Hand’s explanation of Complete Case Analysis is an excellent warning to all those new to data science. The very common practice of dropping or imputing missing values from the data can be a very risky business. What if there were an underlying pattern in the missingness? Hand employs a perfectly clear, simple tabular example that have no complete cases, meaning that dropping missing observations would result in no records.
“…if the dark data were not NDD, then even a small reduction in sample size could mean we were left with a distorted data set.” [1, p. 237]
Distorting a dataset could be caused by either dropping records or imputing values for missing observations. There are far too many machine learning tutorials online that carelessly instruct learners to do so, in order to be able to use the algorithm of choice. Mindlessly erasing or imputing records with missing observations would generally mean reversion to the mean but has the potential to propagate algorithmic harm. Could the missing records represent people at the fringes of society, whose data are often challenging to capture? I worry that this practice is far too widespread within the field of data science, as many of the popular machine learning algorithms will not tolerate the inconvenient truth of dark data.
Treating these records should involve a good deal of investigation. Is there a hint in the present data that could explain the missingness? Could correlations with other dimensions in the data mean a more appropriate imputation value based on a sub-group average, rather than the population average? To help python developers assess missingness in a dataset, I highly encourage people to make use of the missingno
package. If you write in R, then the equivalent functionality is available with naniar
.
The below visual gives an overview of populated records in a data table about road traffic collisions. Dark bands are populated records. White bands are missing records.

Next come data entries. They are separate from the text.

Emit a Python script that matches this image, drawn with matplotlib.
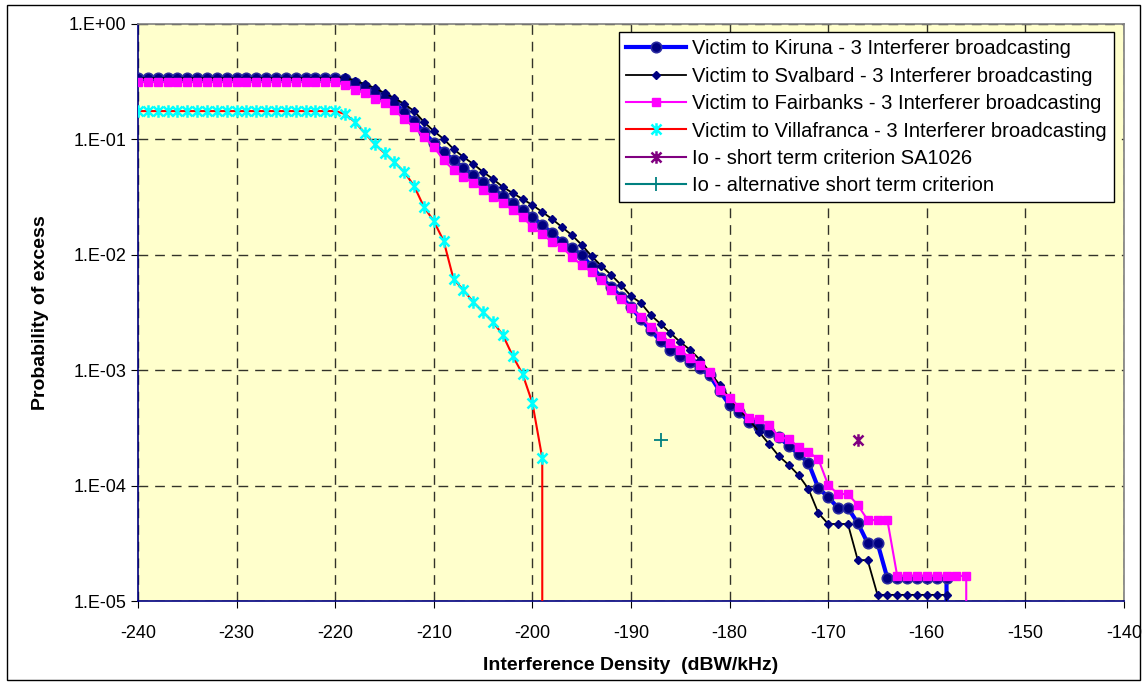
# Probability of excess vs interference density
import numpy as np
from matplotlib import pyplot as plt
from matplotlib.path import Path
from matplotlib.patches import Rectangle

# Data
plateau = 21  # -240 .. -220 dBW/kHz

x_kiruna = list(range(-240, -156))
p_kiruna = [0.340] * plateau + [
    0.334, 0.308, 0.284, 0.257, 0.233, 0.207, 0.173, 0.144, 0.116, 0.0930,
    0.0777, 0.0663, 0.0565, 0.0491, 0.0427, 0.0372, 0.0323, 0.0281, 0.0244, 0.0213,
    0.0181, 0.0154, 0.0129, 0.0114, 0.00996, 0.00799, 0.00629, 0.00526, 0.00431, 0.00353,
    0.00278, 0.00223, 0.00179, 0.00150, 0.00133, 0.00118, 0.00104, 0.000900, 0.000660, 0.000499,
    0.000434, 0.000356, 0.000322, 0.000291, 0.000264, 0.000220, 0.000188, 0.000157, 9.53e-5, 7.96e-5,
    6.39e-5, 6.39e-5, 4.74e-5, 3.18e-5, 3.18e-5,
    1.58e-5, 1.58e-5, 1.58e-5, 1.58e-5, 1.58e-5, 1.58e-5, 1.58e-5, 0]

x_svalbard = list(range(-240, -156))
p_svalbard = [0.340] * plateau + [
    0.347, 0.321, 0.302, 0.279, 0.252, 0.228, 0.203, 0.176, 0.1415, 0.118,
    0.1008, 0.0825, 0.0704, 0.0612, 0.0522, 0.0454, 0.0387, 0.0343, 0.0304, 0.0270,
    0.0235, 0.0204, 0.0174, 0.0148, 0.0122, 0.00976, 0.00799, 0.00668, 0.00547, 0.00439,
    0.00382, 0.00301, 0.00252, 0.00210, 0.00175, 0.00150, 0.00123, 0.000964, 0.000744, 0.000574,
    0.000452, 0.000370, 0.000291, 0.000229, 0.000180, 0.000151, 0.000123, 9.34e-5, 5.79e-5, 4.65e-5,
    4.65e-5, 4.65e-5, 2.26e-5, 2.26e-5,
    1.13e-5, 1.13e-5, 1.13e-5, 1.13e-5, 1.13e-5, 1.13e-5, 1.13e-5, 1.13e-5, 0]

x_fairbanks = list(range(-240, -154))
p_fairbanks = [0.314] * plateau + [
    0.296, 0.268, 0.252, 0.224, 0.207, 0.180, 0.150, 0.128, 0.1049, 0.0859,
    0.0663, 0.0543, 0.0472, 0.0419, 0.0364, 0.0317, 0.0281, 0.0244, 0.0213, 0.0174,
    0.0151, 0.0129, 0.0117, 0.00957, 0.00816, 0.00709, 0.00605, 0.00495, 0.00414, 0.00346,
    0.00289, 0.00237, 0.00198, 0.00172, 0.00150, 0.00127, 0.00111, 0.000964, 0.000673, 0.000574,
    0.000480, 0.000385, 0.000377, 0.000335, 0.000264, 0.000253, 0.000216, 0.000195, 0.000170, 0.000101,
    8.45e-5, 8.45e-5, 6.79e-5, 5.03e-5, 5.03e-5, 5.03e-5,
    1.65e-5, 1.65e-5, 1.65e-5, 1.65e-5, 1.65e-5, 1.65e-5, 1.65e-5, 1.65e-5, 0]

x_villa = list(range(-240, -197))
p_villa = [0.176] * plateau + [
    0.166, 0.1416, 0.1136, 0.0912, 0.0762, 0.0637, 0.0522, 0.0395, 0.0260, 0.0196,
    0.0132, 0.00617, 0.00496, 0.00390, 0.00319, 0.00262, 0.00202, 0.00133, 0.000927, 0.000520,
    0.000173, 0]

io_sa1026 = ([-167], [2.5e-4])
io_alt = ([-187], [2.5e-4])

labels = ['Victim to Kiruna - 3 Interferer broadcasting',
          'Victim to Svalbard - 3 Interferer broadcasting',
          'Victim to Fairbanks - 3 Interferer broadcasting',
          'Victim to Villafranca - 3 Interferer broadcasting',
          'Io - short term criterion SA1026',
          'Io - alternative short term criterion']

ytick_labels = ['1.E-05', '1.E-04', '1.E-03', '1.E-02', '1.E-01', '1.E+00']

plt.rcParams['font.family'] = ['Liberation Sans', 'DejaVu Sans']
plt.rcParams['axes.unicode_minus'] = False

# Excel style star: an X with a vertical bar
star = Path([(-1, -1), (1, 1), (-1, 1), (1, -1), (0, -1.25), (0, 1.25)],
            [Path.MOVETO, Path.LINETO] * 3)

W, H = 1146, 685
fig = plt.figure(figsize=(W / 100, H / 100), dpi=100)
ax = fig.add_axes([138 / W, 1 - 601 / H, (1124 - 138) / W, (601 - 24) / H])
ax.set_facecolor('#FFFFCC')
ax.set_yscale('log', nonpositive='clip')

ax.plot(x_kiruna, p_kiruna, color='#0000FF', lw=3, marker='o', ms=7.5,
        mfc='#000080', mec='#2A2AA0', mew=1.2, label=labels[0], zorder=3)
ax.plot(x_svalbard, p_svalbard, color='black', lw=1.3, marker='D', ms=4.5,
        mfc='#000080', mec='#000080', label=labels[1], zorder=4)
ax.plot(x_fairbanks, p_fairbanks, color='#FF00FF', lw=1.5, marker='s', ms=5.5,
        mfc='#FF00FF', mec='#FF00FF', label=labels[2], zorder=5)
ax.plot(x_villa, p_villa, color='#FF0000', lw=1.5, marker=star, ms=9,
        mfc='none', mec='#00FFFF', mew=1.8, label=labels[3], zorder=6)
ax.plot(*io_sa1026, color='#800080', lw=1.5, marker=star, ms=9,
        mfc='none', mec='#800080', mew=1.8, label=labels[4], zorder=6)
ax.plot(*io_alt, color='#008080', lw=1.5, marker='+', ms=10,
        mec='#008080', mew=1.3, label=labels[5], zorder=6)

# Axes
ax.set_xlim(-240, -140)
ax.set_ylim(1e-5, 1)
ax.set_xticks(np.arange(-240, -139, 10))
ax.set_yticks([1e-5, 1e-4, 1e-3, 1e-2, 1e-1, 1])
ax.set_yticklabels(ytick_labels)
ax.minorticks_off()
ax.tick_params(labelsize=13, length=5, direction='out', color='black')
ax.tick_params(axis='x', pad=12)
ax.grid(True, color='black', linestyle=(0, (7, 5)), lw=1, alpha=0.8)
ax.set_axisbelow(True)
for s in ax.spines.values():
    s.set_color('#000080')
    s.set_linewidth(1.2)
ax.spines['top'].set_color('#808080')
ax.spines['right'].set_color('#808080')

ax.set_xlabel('Interference Density  (dBW/kHz)', fontsize=14, fontweight='bold', labelpad=11)
ax.set_ylabel('Probability of excess', fontsize=14, fontweight='bold', labelpad=14)

leg = ax.legend(loc='upper right', bbox_to_anchor=(0.99, 0.986), fontsize=14.5,
                frameon=True, fancybox=False, edgecolor='black', framealpha=1,
                handlelength=3.0, labelspacing=0.42, borderpad=0.35, handletextpad=0.3,
                borderaxespad=0)
leg.get_frame().set_linewidth(1)

# Outer chart border
fig.patches.append(Rectangle((7 / W, 1 - 680 / H), (1140 - 7) / W, (680 - 5) / H,
                             transform=fig.transFigure, fill=False,
                             edgecolor='black', lw=1))

plt.savefig('out.png', dpi=100)
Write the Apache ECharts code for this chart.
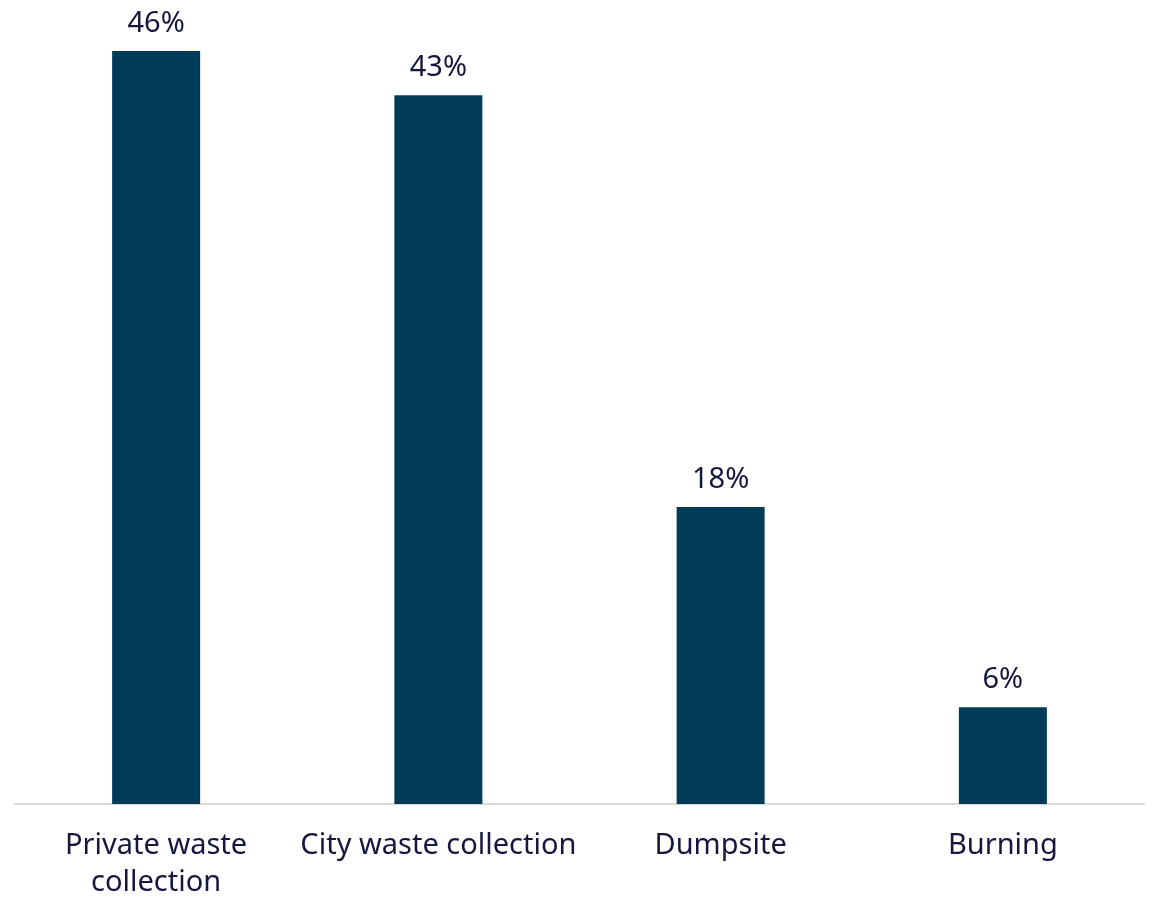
<!DOCTYPE html>
<html><head><meta charset="utf-8">
<script src="https://cdn.jsdelivr.net/npm/echarts@6/dist/echarts.min.js"></script>
<style>html,body{margin:0;padding:0;background:#fff}#c{width:1153px;height:899px}</style>
</head><body><div id="c"></div>
<script>
const categories = ['Private waste\ncollection', 'City waste collection', 'Dumpsite', 'Burning'];
const values = [45.9, 43.2, 18.1, 5.9];

const FONT = '"Noto Sans", "Open Sans", sans-serif';
const chart = echarts.init(document.getElementById('c'), null, {renderer: 'canvas'});
chart.setOption({
  animation: false,
  grid: {left: 15, right: 9, top: 51, bottom: 95, containLabel: false, outerBoundsMode: 'none'},
  xAxis: {
    type: 'category', data: categories,
    axisLine: {lineStyle: {color: '#d9d9d9', width: 2}},
    axisTick: {show: false},
    axisLabel: {color: '#16163f', fontSize: 29, fontFamily: FONT, margin: 23, lineHeight: 37, interval: 0}
  },
  yAxis: {type: 'value', min: 0, max: 45.9, show: false, splitLine: {show: false}},
  series: [{
    type: 'bar', data: values, barWidth: 88,
    itemStyle: {color: '#003c57'},
    label: {show: true, position: 'top', distance: 13, formatter: p => Math.round(p.value) + '%',
      color: '#16163f', fontSize: 29, fontFamily: FONT}
  }]
});
</script></body></html>
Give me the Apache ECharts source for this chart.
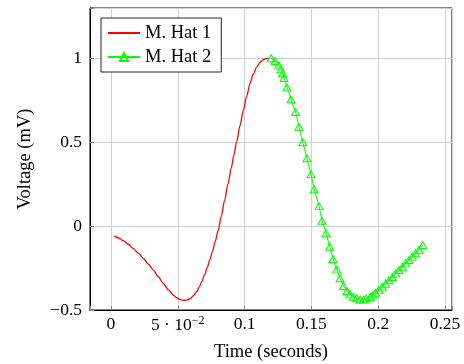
<!DOCTYPE html>
<html>
<head>
<meta charset="utf-8">
<script src="https://cdn.jsdelivr.net/npm/echarts@6/dist/echarts.min.js"></script>
<style>
html,body{margin:0;padding:0;background:#fff;}
#c{width:464px;height:364px;}
</style>
</head>
<body>
<div id="c"></div>
<script>
// ---- data ----
var hat1X = [0.0025, 0.0060, 0.0092, 0.0130, 0.0167, 0.0205, 0.0242, 0.0280, 0.0317, 0.0354, 0.0391, 0.0430, 0.0466, 0.0495, 0.0516, 0.0535, 0.0554, 0.0572, 0.0591, 0.0615, 0.0641, 0.0660, 0.0680, 0.0700, 0.0720, 0.0740, 0.0760, 0.0780, 0.0803, 0.0825, 0.0850, 0.0875, 0.0900, 0.0920, 0.0940, 0.0965, 0.0990, 0.1015, 0.1040, 0.1065, 0.1090, 0.1115, 0.1140, 0.1160, 0.1185];
var hat1Y = [-0.058, -0.071, -0.087, -0.108, -0.133, -0.161, -0.192, -0.226, -0.262, -0.301, -0.341, -0.380, -0.411, -0.428, -0.437, -0.441, -0.443, -0.440, -0.433, -0.416, -0.391, -0.364, -0.330, -0.290, -0.248, -0.200, -0.150, -0.092, -0.024, 0.060, 0.152, 0.250, 0.347, 0.425, 0.502, 0.598, 0.690, 0.773, 0.849, 0.906, 0.948, 0.976, 0.992, 0.998, 1.000];

var hat2X = [0.1198, 0.1228, 0.1257, 0.1272, 0.1285, 0.1295, 0.1317, 0.1347, 0.1382, 0.1407, 0.1435, 0.1467, 0.1497, 0.1520, 0.1557, 0.1580, 0.1610, 0.1637, 0.1662, 0.1690, 0.1714, 0.1740, 0.1766, 0.1790, 0.1814, 0.1840, 0.1864, 0.1890, 0.1910, 0.1940, 0.1960, 0.1980, 0.2005, 0.2030, 0.2055, 0.2080, 0.2105, 0.2130, 0.2155, 0.2180, 0.2205, 0.2230, 0.2255, 0.2280, 0.2305, 0.2333];
var hat2Y = [1.000, 0.984, 0.958, 0.935, 0.911, 0.883, 0.827, 0.756, 0.680, 0.592, 0.500, 0.405, 0.310, 0.220, 0.119, 0.032, -0.042, -0.123, -0.196, -0.258, -0.311, -0.357, -0.387, -0.407, -0.421, -0.430, -0.437, -0.437, -0.432, -0.422, -0.410, -0.397, -0.380, -0.362, -0.343, -0.323, -0.303, -0.283, -0.262, -0.242, -0.222, -0.202, -0.182, -0.162, -0.141, -0.113];

var seriesNames = ['M. Hat 1', 'M. Hat 2'];
var xTicks = [0, 0.05, 0.1, 0.15, 0.2, 0.25];
var xTickLabels = ['0', '{m|5 · 10}{s|−2}', '0.1', '0.15', '0.2', '0.25'];
var yTicks = [-0.5, 0, 0.5, 1];
var yTickLabels = ['−0.5', '0', '0.5', '1'];
var xTitle = 'Time (seconds)';
var yTitle = 'Voltage (mV)';

// ---- build ----
function pairs(xs, ys){ return xs.map(function(x,i){ return [x, ys[i]]; }); }
function lookup(ticks, labels){
  return function(v){
    for (var i=0;i<ticks.length;i++){ if (Math.abs(v-ticks[i])<1e-6) return labels[i]; }
    return '';
  };
}
var FONT = 'Liberation Serif';
var chart = echarts.init(document.getElementById('c'), null, {renderer:'canvas'});
chart.setOption({
  animation:false,
  backgroundColor:'#fff',
  textStyle:{fontFamily:FONT},
  grid:{left:90, top:8, right:12, bottom:54, show:true, borderColor:'#000', borderWidth:1, backgroundColor:'transparent', containLabel:false, outerBoundsMode:'none'},
  legend:{
    orient:'vertical', left:101, top:18,
    itemWidth:32, itemHeight:10, itemGap:4,
    padding:[5,10,5,6],
    borderColor:'#222', borderWidth:1, borderRadius:0, backgroundColor:'#fff',
    textStyle:{fontFamily:FONT, fontSize:18.5, color:'#000', lineHeight:20},
    data:[
      {name:seriesNames[0], itemStyle:{opacity:0}},
      {name:seriesNames[1]}
    ]
  },
  xAxis:{
    type:'value', min:-0.0157, max:0.2552, minInterval:0.05, maxInterval:0.05,
    name:xTitle, nameLocation:'middle', nameGap:33,
    nameTextStyle:{fontFamily:FONT, fontSize:18.5, color:'#000'},
    axisLine:{show:true, onZero:false, lineStyle:{color:'#000', width:1}},
    axisTick:{show:true, inside:true, length:4, lineStyle:{color:'#888'}},
    axisLabel:{
      show:true, margin:5, color:'#000', fontFamily:FONT, fontSize:17.5,
      showMinLabel:true, showMaxLabel:true,
      formatter:lookup(xTicks, xTickLabels),
      rich:{
        m:{fontFamily:FONT, fontSize:17.5, color:'#000', lineHeight:20},
        s:{fontFamily:FONT, fontSize:12, color:'#000', lineHeight:12, verticalAlign:'top'}
      }
    },
    splitLine:{show:true, lineStyle:{color:'#d0d0d0', width:1}}
  },
  yAxis:{
    type:'value', min:-0.5, max:1.3, interval:0.5,
    name:yTitle, nameLocation:'middle', nameGap:55, nameRotate:90,
    nameTextStyle:{fontFamily:FONT, fontSize:18.5, color:'#000'},
    axisLine:{show:true, onZero:false, lineStyle:{color:'#000', width:1}},
    axisTick:{show:true, inside:true, length:4, lineStyle:{color:'#888'}},
    axisLabel:{show:true, margin:8, color:'#000', fontFamily:FONT, fontSize:17.5, formatter:lookup(yTicks, yTickLabels)},
    splitLine:{show:true, lineStyle:{color:'#d0d0d0', width:1}}
  },
  series:[
    {
      name:seriesNames[0], type:'line', data:pairs(hat1X, hat1Y),
      symbol:'none', showSymbol:false, smooth:0.3, smoothMonotone:'x',
      lineStyle:{color:'#ff0000', width:1.3},
      itemStyle:{color:'#ff0000'}, z:2
    },
    {
      name:seriesNames[1], type:'line', data:pairs(hat2X, hat2Y),
      symbol:'triangle', symbolSize:[8,7], showSymbol:true,
      lineStyle:{color:'#00ff00', width:1},
      itemStyle:{color:'rgba(0,0,0,0)', borderColor:'#00ff00', borderWidth:1}, z:3
    }
  ]
});
</script>
</body>
</html>
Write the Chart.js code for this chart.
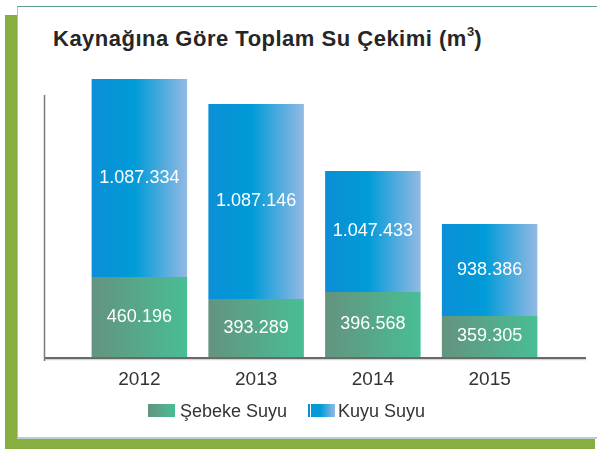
<!DOCTYPE html>
<html>
<head>
<meta charset="utf-8">
<script src="https://cdn.jsdelivr.net/npm/chart.js@4/dist/chart.umd.min.js"></script>
<style>
  html, body { margin:0; padding:0; background:#fff; }
  body { width:597px; height:449px; position:relative; overflow:hidden; font-family:"Liberation Sans", Arial, sans-serif; }
  .shadow { position:absolute; left:5px; top:15px; width:590px; height:434px; background:#88ad40; }
  .card { position:absolute; left:17px; top:6px; width:580px; height:433px; background:#fff;
          border-top:1px solid #5f9e88; border-left:1px solid #a9c4c4; border-bottom:2px solid #b7cfd0; box-sizing:border-box; }
  .title { position:absolute; left:53px; top:28px; font-size:22px; line-height:22px; font-weight:bold; letter-spacing:0.5px; color:#262626; white-space:nowrap; }
  .title sup { font-size:13px; line-height:0; position:relative; top:-2px; letter-spacing:0; }
  #chart { position:absolute; left:0; top:0; }
  .leg-box { position:absolute; top:404px; width:27px; height:13px; }
  .leg-txt { position:absolute; top:401px; font-size:18px; line-height:20px; color:#333; white-space:nowrap; }
</style>
</head>
<body>
<div class="shadow"></div>
<div class="card"></div>
<div class="title">Kaynağına Göre Toplam Su Çekimi (m<sup>3</sup>)</div>
<canvas id="chart" width="597" height="449"></canvas>
<div class="leg-box" style="left:148px;background:linear-gradient(to right,#64937f,#48be94);"></div>
<div class="leg-txt" style="left:180px;">Şebeke Suyu</div>
<div class="leg-box" style="left:308px;background:linear-gradient(to right,#0b8fd6 0,#0b8fd6 2px,#fff 2px,#fff 3px,#009bd8 3px,#009bd8 45%,#93b9e3 100%);"></div>
<div class="leg-txt" style="left:338px;">Kuyu Suyu</div>
<script>
// ---------------- veriler ----------------
const years = ['2012','2013','2014','2015'];
// etiketlerde yazan değerler (m3)
const sebekeSuyu = [460196, 393289, 396568, 359305];
const kuyuSuyu   = [1087334, 1087146, 1047433, 938386];
// grafikte çizilen bar yükseklikleri (orijinal çizim ölçekli değil)
const sebekeHeight = [80, 58, 65, 41];
const kuyuHeight   = [198, 195, 121, 92];

const BAR_FRAC = 0.818;

function fmt(n){
  return String(n).replace(/\B(?=(\d{3})+(?!\d))/g, '.');
}

function barGradient(stops){
  return (c)=>{
    const chart = c.chart;
    if(!chart.chartArea || c.type !== 'data') return stops[0][1];
    const xs = chart.scales.x;
    const cx = xs.getPixelForValue(c.dataIndex);
    const half = xs.width / years.length * BAR_FRAC / 2;
    const g = chart.ctx.createLinearGradient(cx-half, 0, cx+half, 0);
    stops.forEach(s=>g.addColorStop(s[0], s[1]));
    return g;
  };
}

// eksen çizgileri
const axisLines = {
  id:'axisLines',
  afterDraw(chart){
    const ctx = chart.ctx;
    const bottom = chart.chartArea.bottom;
    ctx.save();
    ctx.strokeStyle = '#d4d4d4'; ctx.lineWidth = 1.5;
    ctx.beginPath(); ctx.moveTo(44, bottom+2.5); ctx.lineTo(586, bottom+2.5); ctx.stroke();
    ctx.strokeStyle = '#3a3a3a'; ctx.lineWidth = 1.5;
    ctx.beginPath(); ctx.moveTo(44, bottom+1); ctx.lineTo(586, bottom+1); ctx.stroke();
    ctx.strokeStyle = '#7a7a7a'; ctx.lineWidth = 1.5;
    ctx.beginPath(); ctx.moveTo(44.5, 95); ctx.lineTo(44.5, bottom+4); ctx.stroke();
    ctx.restore();
  }
};

// bar içi değer etiketleri
const valueLabels = {
  id:'valueLabels',
  afterDatasetsDraw(chart){
    const ctx = chart.ctx;
    const sources = [sebekeSuyu, kuyuSuyu];
    ctx.save();
    ctx.fillStyle = '#ffffff';
    ctx.font = '18px "Liberation Sans", Arial, sans-serif';
    ctx.textAlign = 'center';
    ctx.textBaseline = 'middle';
    chart.data.datasets.forEach((ds, di)=>{
      chart.getDatasetMeta(di).data.forEach((bar, i)=>{
        ctx.fillText(fmt(sources[di][i]), bar.x, (bar.y + bar.base)/2);
      });
    });
    ctx.restore();
  }
};

new Chart(document.getElementById('chart'), {
  type:'bar',
  data:{
    labels: years,
    datasets:[
      { label:'Şebeke Suyu', data: sebekeHeight,
        backgroundColor: barGradient([[0,'#64937f'],[1,'#48be94']]) },
      { label:'Kuyu Suyu', data: kuyuHeight,
        backgroundColor: barGradient([[0,'#0b8fd6'],[0.45,'#009bd8'],[1,'#93b9e3']]) }
    ]
  },
  options:{
    responsive:false,
    animation:false,
    layout:{ padding:{ left:81, right:49, top:57, bottom:0 } },
    datasets:{ bar:{ barPercentage:BAR_FRAC, categoryPercentage:1, borderWidth:0 } },
    plugins:{ legend:{ display:false }, tooltip:{ enabled:false } },
    scales:{
      x:{
        stacked:true,
        grid:{ display:false }, border:{ display:false },
        ticks:{ color:'#333', font:{ family:'"Liberation Sans", Arial, sans-serif', size:19 }, padding:3 },
        afterFit(s){ s.height = 449 - 357; }
      },
      y:{ stacked:true, display:false, min:0, max:300 }
    }
  },
  plugins:[axisLines, valueLabels]
});
</script>
</body>
</html>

In the above visual, you may see that certain columns demonstrate more missingness than others. But that specific columns show patterns in missingness in comparison with that of other columns too. For example, in records where ON STREET NAME
and CROSS STREET NAME
are missing, you may find that OFF STREET NAME
records are present. This simple visual along with many more useful tools in the package are available to examine the idiosyncrasies within data.
In Summary
In conclusion, David J. Hand offers an insightful exploration into the realm of unseen, uncollected, or unanalysed data that profoundly impacts decision-making and understanding. Through detailed categorisation and vivid historical and contemporary examples, Hand underscores the critical need to recognise and address the hidden gaps in our data. His comprehensive analysis highlights how ignorance of dark data can lead to flawed conclusions and poor outcomes, while also presenting strategies to mitigate these risks. By encouraging a vigilant and sceptical approach to data analysis, Hand empowers readers to navigate the complexities of incomplete information, ultimately fostering better decision-making in an era where data is ever-present but often imperfect. This book is a valuable resource for anyone looking to deepen their understanding of the unseen dimensions of data and its far-reaching implications.